There is reason for optimism about this joint venture, as its latest quarterly results revealed Robinhood has started investing in Rothera. Q1 2026 results included $14 million in joint venture-related costs. There's a small additional benefit here: once prediction market contracts are routed through Rothera, the collateral backing open positions will sit on Robinhood's balance sheet, adding interest income to its revenue. With open interest corresponding to collateral size around $100 million, this could generate an additional $4-5 million in annual revenue.

Every trading platform has a simple mission: get traders to move money as frequently as possible and take a small cut on each trade; or have them park large amounts of idle capital and keep the interest income. For Robinhood, it seems the latter strategy is being employed.

Robinhood's cross-selling moat through prediction markets is similar to the moat we previously identified for Hyperliquid with its HIP-4 event contracts. Hyperliquid's unified risk engine integrates primitives like spot, perpetuals, deployment markets, and prediction markets, ensuring capital efficiency in a decentralized market. The same logic applies to Robinhood, but within centralized markets.

Kalshi lacks Robinhood's distribution moat across different asset classes. A standalone prediction market product is far less valuable than a prediction market embedded within all other trading products. Coinbase has just dipped its toes into prediction markets, while Robinhood's full-asset stack integrated with event contracts on a single screen gives it a head start over Coinbase in the prediction market space.

By the Numbers

Any valuation discussion comparing Coinbase, Kalshi, and Robinhood is essentially trying to answer the same question: what is the lifetime value of a user on each platform? Kalshi likely has fewer users, but they pay significantly higher fees. The same user, if Robinhood can match Kalshi's liquidity at lower fees, would trade entirely on Robinhood.

The market sees this difference. Kalshi and Robinhood trade at similar valuation multiples (15x), while Coinbase trades at a lower multiple of 7.5x. For Kalshi, prediction markets constitute 100% of its revenue. For Robinhood, it's just 7%. For Coinbase, the number is negligible.

Once Rothera goes live, Robinhood can price more competitively than any standalone prediction market platform. It can undercut Kalshi's fees, absorb the margin hit, and still grow because every prediction market user is also a potential customer for stocks, options, and crypto. Kalshi hasn't remained silent, reportedly planning to launch cryptocurrency trading, starting with perpetuals. But transitioning from a prediction market to a multi-asset platform is much harder than integrating prediction markets into an existing multi-asset trading platform.

Robinhood has spent over a decade acquiring 27.4 million funded users and building deep liquidity, market maker relationships, compliance infrastructure, and user trust. Kalshi will have to start from scratch.

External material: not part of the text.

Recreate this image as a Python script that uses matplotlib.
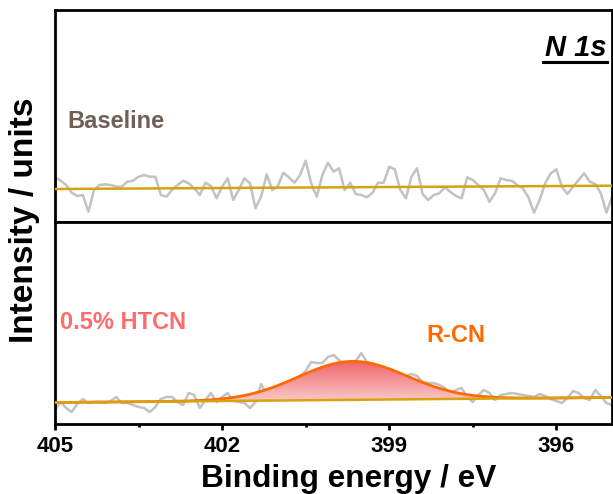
import numpy as np
import matplotlib
matplotlib.use("Agg")
import matplotlib.pyplot as plt
from matplotlib.colors import LinearSegmentedColormap
from matplotlib.ticker import FixedLocator
from matplotlib.lines import Line2D

plt.rcParams['font.family'] = ['Liberation Sans', 'DejaVu Sans']
plt.rcParams['font.weight'] = 'bold'

# ---------------- data ----------------
# binding energy grid, 0.1 eV step from 405 to 395 eV
energy = np.round(np.arange(405.0, 394.95, -0.1), 1)

# Baseline sample, raw N 1s counts (arb. units)
baseline_raw = [
    44.7, 41.3, 37.0, 29.3, 26.0, 27.0, 10.3, 32.0, 37.0, 37.7,
    37.0, 35.3, 35.3, 40.3, 41.3, 45.3, 47.0, 45.3, 45.3, 27.0,
    25.3, 32.0, 37.0, 41.3, 38.7, 33.7, 27.0, 39.3, 36.0, 23.7,
    35.3, 43.7, 22.0, 32.0, 43.7, 38.7, 13.7, 25.3, 47.7, 32.0,
    36.0, 49.3, 44.7, 39.3, 47.0, 61.3, 38.7, 25.3, 47.0, 59.3,
    50.3, 53.7, 32.0, 39.3, 28.0, 27.0, 24.7, 29.3, 39.3, 39.3,
    55.3, 52.7, 32.0, 23.7, 45.3, 53.7, 28.0, 22.0, 27.0, 28.7,
    34.7, 30.0, 26.0, 23.7, 44.7, 42.0, 37.0, 32.0, 20.3, 28.7,
    43.7, 42.0, 41.3, 37.0, 33.7, 24.7, 9.3, 22.0, 38.7, 48.7,
    52.7, 35.3, 28.0, 35.3, 42.0, 48.7, 40.3, 38.0, 28.7, 9.3,
    25.3,
]
baseline_bg = [33.0, 36.3]  # linear background at 405 eV and 395 eV

# 0.5% HTCN sample, raw N 1s counts (arb. units)
htcn_raw = [
    16, 24, 18, 14, 22, 27, 23, 24, 24, 23,
    25, 29, 23, 23, 21, 19, 18, 14, 19, 27,
    29, 29, 24, 21, 33, 31, 18, 26, 33, 24,
    29, 33, 25, 24, 23, 18, 24, 42, 31, 34,
    38, 40, 43, 47, 50, 55, 64, 63, 63, 69,
    71, 66, 61, 63, 65, 73, 64, 60, 58, 56,
    57, 55, 52, 50, 52, 50, 44, 43, 43, 41,
    38, 33, 36, 38, 29, 24, 31, 36, 33, 26,
    31, 32, 33, 32, 31, 30, 29, 32, 30, 27,
    25, 23, 28, 35, 33, 28, 26, 36, 30, 23,
    21,
]
htcn_bg = [23.5, 28.5]  # linear background at 405 eV and 395 eV

# fitted R-CN component
peak_center = 399.66
peak_fwhm = 2.3
peak_height = 38.5

xticks = [405, 402, 399, 396]
minor_ticks = [403.5, 400.5, 397.5]
x_limits = (405, 395)

# ---------------- colours ----------------
gray = '#c2c2c2'
gold = '#d9a10e'
orange = '#ff6a00'
fill_top = '#ee6468'
fill_bottom = '#fbcaca'

W, H = 613, 494
fig = plt.figure(figsize=(W / 100, H / 100), dpi=100)
gs = fig.add_gridspec(2, 1, height_ratios=[212, 202], hspace=0,
                      left=55 / W, right=612 / W, bottom=1 - 424 / H, top=1 - 10 / H)
ax1 = fig.add_subplot(gs[0])
ax2 = fig.add_subplot(gs[1], sharex=ax1)


def linear_bg(ends):
    return np.interp(energy, [395.0, 405.0], [ends[1], ends[0]])


# top panel
bg1 = linear_bg(baseline_bg)
ax1.plot(energy, baseline_raw, color=gray, lw=1.8, zorder=2)
ax1.plot(energy, bg1, color=gold, lw=1.8, zorder=3)
ax1.set_ylim(0, 212)

# bottom panel
bg2 = linear_bg(htcn_bg)
sigma = peak_fwhm / (2 * np.sqrt(2 * np.log(2)))
fit = bg2 + peak_height * np.exp(-0.5 * ((energy - peak_center) / sigma) ** 2)

ax2.plot(energy, htcn_raw, color=gray, lw=1.8, zorder=2)
poly = ax2.fill_between(energy, bg2, fit, color='none', lw=0, zorder=2)
cmap = LinearSegmentedColormap.from_list('peakgrad', [fill_bottom, fill_top])
grad = np.linspace(0, 1, 256).reshape(-1, 1)
im = ax2.imshow(grad, cmap=cmap, aspect='auto', origin='lower',
                extent=[405, 395, float(bg2.min()), float(fit.max())], zorder=2.5)
im.set_clip_path(poly.get_paths()[0], transform=ax2.transData)
ax2.plot(energy, fit, color=orange, lw=2.0, zorder=4)
ax2.plot(energy, bg2, color=gold, lw=1.8, zorder=5)
ax2.set_ylim(2, 204)
ax2.set_xlim(*x_limits)

for ax in (ax1, ax2):
    ax.set_yticks([])
    for s in ax.spines.values():
        s.set_linewidth(2.0)
ax1.tick_params(axis='x', which='both', bottom=False, labelbottom=False)

ax2.set_xticks(xticks)
ax2.set_xticklabels([str(t) for t in xticks])
ax2.xaxis.set_minor_locator(FixedLocator(minor_ticks))
ax2.tick_params(axis='x', which='major', direction='out', length=4.5, width=2,
                labelsize=16, pad=4)
ax2.tick_params(axis='x', which='minor', direction='out', length=2.5, width=2)
for lbl in ax2.get_xticklabels():
    lbl.set_fontweight('bold')


# texts
def fx(x):
    return x / W


def fy(y):
    return 1 - y / H


fig.text(fx(25), fy(220), 'Intensity / units', rotation=90, ha='center', va='center',
         fontsize=24, fontweight='bold')
fig.text(fx(349), fy(487), 'Binding energy / eV', ha='center', va='baseline',
         fontsize=22.8, fontweight='bold')
fig.text(fx(607), fy(48), 'N 1s', ha='right', va='center', fontsize=21,
         fontweight='bold', fontstyle='italic')
fig.add_artist(Line2D([fx(543), fx(607)], [fy(62), fy(62)], transform=fig.transFigure,
                      color='black', lw=2.2))
fig.text(fx(67), fy(122), 'Baseline', ha='left', va='center', fontsize=17,
         fontweight='bold', color='#6e5f58')
fig.text(fx(60), fy(322), '0.5% HTCN', ha='left', va='center', fontsize=17,
         fontweight='bold', color='#ff6b6b')
fig.text(fx(456), fy(336), 'R-CN', ha='center', va='center', fontsize=17,
         fontweight='bold', color=orange)

fig.savefig('out.png', dpi=100)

One way to understand the business's value is to hypothetically spin off Robinhood's prediction market business and list it independently. If it has $415 million ARR and the same growth trajectory, how much would it be worth? The simplest answer is Kalshi's 15x multiple, giving a $6.2 billion valuation. But all else being equal, a Kalshi with Robinhood's revenue line would command a much higher valuation.

We built a projection model for the next three years using the following assumptions:

  • Contract Volume: Base case of 70 billion event contracts in 2028. This assumes a CAGR of about 40% over the next two years, based on Robinhood already recording 8.8 billion in Q1 this year (annualized ~35 billion).
  • Rothera Economics: We expect effective revenue per contract to rise from $0.01 to $0.015 in a bear case, or $0.02 in the base/bull case (after three years).
  • Cross-Sell Lift: Multiplier of 1.0x in 2026 (cross-linking not yet live), 1.1x in 2027 (initial stock page integration), 1.2x in 2028 (mature adoption). This assumes cross-selling adds 10-20% incremental volume on top of organic prediction market growth.
  • Robinhood Total Revenue: Using consensus estimates of $5.4B in 2026, $6.4B in 2027, and $7.2B in 2028.

We then stress-tested the 2028 projections under Bear, Base, and Bull scenarios.

Even in the Bear scenario, Robinhood's prediction market-only revenue in 2028 would reach $825 million, more than three times Kalshi's 2025 revenue ($260 million). Using Kalshi's current revenue multiple (15x), Robinhood's prediction market business would be worth $12 billion in this scenario. In the most optimistic scenario, it could be worth $30 billion by 2028.

What we are likely witnessing is: a business with a distribution moat pioneering an entirely new market and capturing most of the value for itself. The lingering question is whether Polymarket and Kalshi will be a repeat of OpenSea in 2021, or whether they can successfully reinvent themselves as new threats emerge. Polymarket has expanded its perpetuals offering in recent days, but its users are unlikely to pivot to perpetual trading given their original intention was prediction markets. In contrast, Robinhood benefits from a core user base that originally came for its high-risk, zero-fee trading instruments. The latter seems to have a stronger advantage.

Today, the market views Robinhood as a traditional finance broker with an added prediction market offering – hence prediction markets only account for 7% of its revenue. But if Robinhood CEO Vladimir Tenev delivers on his stated direction, Robinhood will become the platform that prices every financial opinion on earnings, interest rates, elections, and commodities in real-time while simultaneously offering trading in the assets driven by those opinions.

A standalone prediction market only attracts people already trading event contracts. In contrast, a prediction market integrated into a retail broker becomes an information pricing machine for everyone else. The vertical integration of capital aggregators is everywhere.